Pour en savoir plus :

Lire le récit de la résidence de décembre aux Rotondes : https://www.rotondes.lu/fr/news/multiplica-le-point-apres-la-1ere-semaine-de-residence

Lire l’article de Virgule : https://www.virgule.lu/culture/comment-le-collectif-eddi-van-tsui-sensibilise-le-public-au-dereglement-climatique/43829010.html

Ils ont rencontré un groupe de lycées primo-arrivants sur le territoire luxembourgeois : après leur avoir présenté le travail, ils leur ont fait faire une série de performances sonores pour avoir de nouvelles matières sonores à intégrer dans le projet.

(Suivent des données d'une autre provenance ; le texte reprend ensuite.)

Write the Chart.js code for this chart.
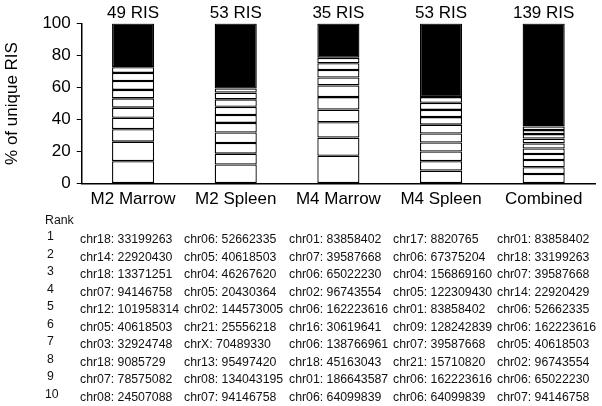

La résidence aux Rotondes s’est achevée par le festival Multiplica Lab pendant lequel le collectif Eddi van Tsui a restitué une première phase de travail à un public professionnel et au grand public des Rotondes dans un second temps. Le prototype de l’œuvre était alors une grande vidéo sur Tuvalu, et une petite vidéo à côté sur les conséquences environnementales des nouvelles technologies utilisées pour dupliquer Tuvalu dans le métavers. Des objets de Tuvalu étaient exposés au sol devant l’écran.  Les rencontres professionnelles et la présence de médiatrices ont permis au collectif de récolter de précieux retours des visiteurs, sur l’impact intellectuel et émotionnel de l’œuvre.

La deuxième partie de résidence à Bliiida à Metz

Durant leur résidence à Bliiida du 2 au 16 avril, les artistes ont fait évoluer l’installation et ont mené un projet participatif avec des adolescents du centre socioculturel Arc-en-Ciel à Metz.

Enregistrement du scan 3D du pull-over @BLIIIDA

L’objectif de cette collaboration était d’intégrer des objets liés à notre culture occidentale et d’interroger leur signification, tant symbolique que personnelle.

La première rencontre a permis au collectif de présenter l’histoire de l’île de Tuvalu et de détailler le projet de création. Puis ils ont laissé les adolescents s’immerger dans l’installation, avant de leur laisser cette consigne : ramenez un objet qui vous représente, ou qui représente votre culture.

Lors de la seconde rencontre, les adolescents ont apporté des objets personnels ou représentatifs de leur culture, tels qu’une peluche, un pull-over à l’effigie d’une chanteuse internationale, une raquette de badminton, ou encore une grenouille guiro. Chaque objet a fait l’objet d’une discussion sur sa valeur symbolique ou concrète, et ces échanges ont été enregistrés par le collectif Eddi van Tsui pour nourrir le projet. Les jeunes ont également eu l’occasion de découvrir le processus de numérisation 3D d’objets, observant comment un objet physique pouvait être intégré dans un univers virtuel. L’atelier s’est conclu par une visite du tiers-lieu Bliiida.

Le 16 avril, pour clôturer leur résidence, les artistes ont présenté leur installation devant une trentaine de personnes, comprenant des résidents et salariés de Bliiida ainsi que des professionnels de la culture. Après une présentation de l’installation d’environ quarante minutes, les spectateurs ont eu l’opportunité d’échanger avec les artistes, poser des questions et partager leurs impressions.

La présentation de l’œuvre au public a été une occasion de tester l’installation : son accueil, sa compréhension et sa réception par les adolescents. Elle a amené les artistes à reconfigurer la disposition des vidéos dans l’espace, l’organisation de l’espace en alcôves plus fermées, mais en laissant le son de chaque vidéo circuler dans toute la pièce de manière à créer des échos inattendus et pertinents entre le son d’une vidéo et l’image d’une autre.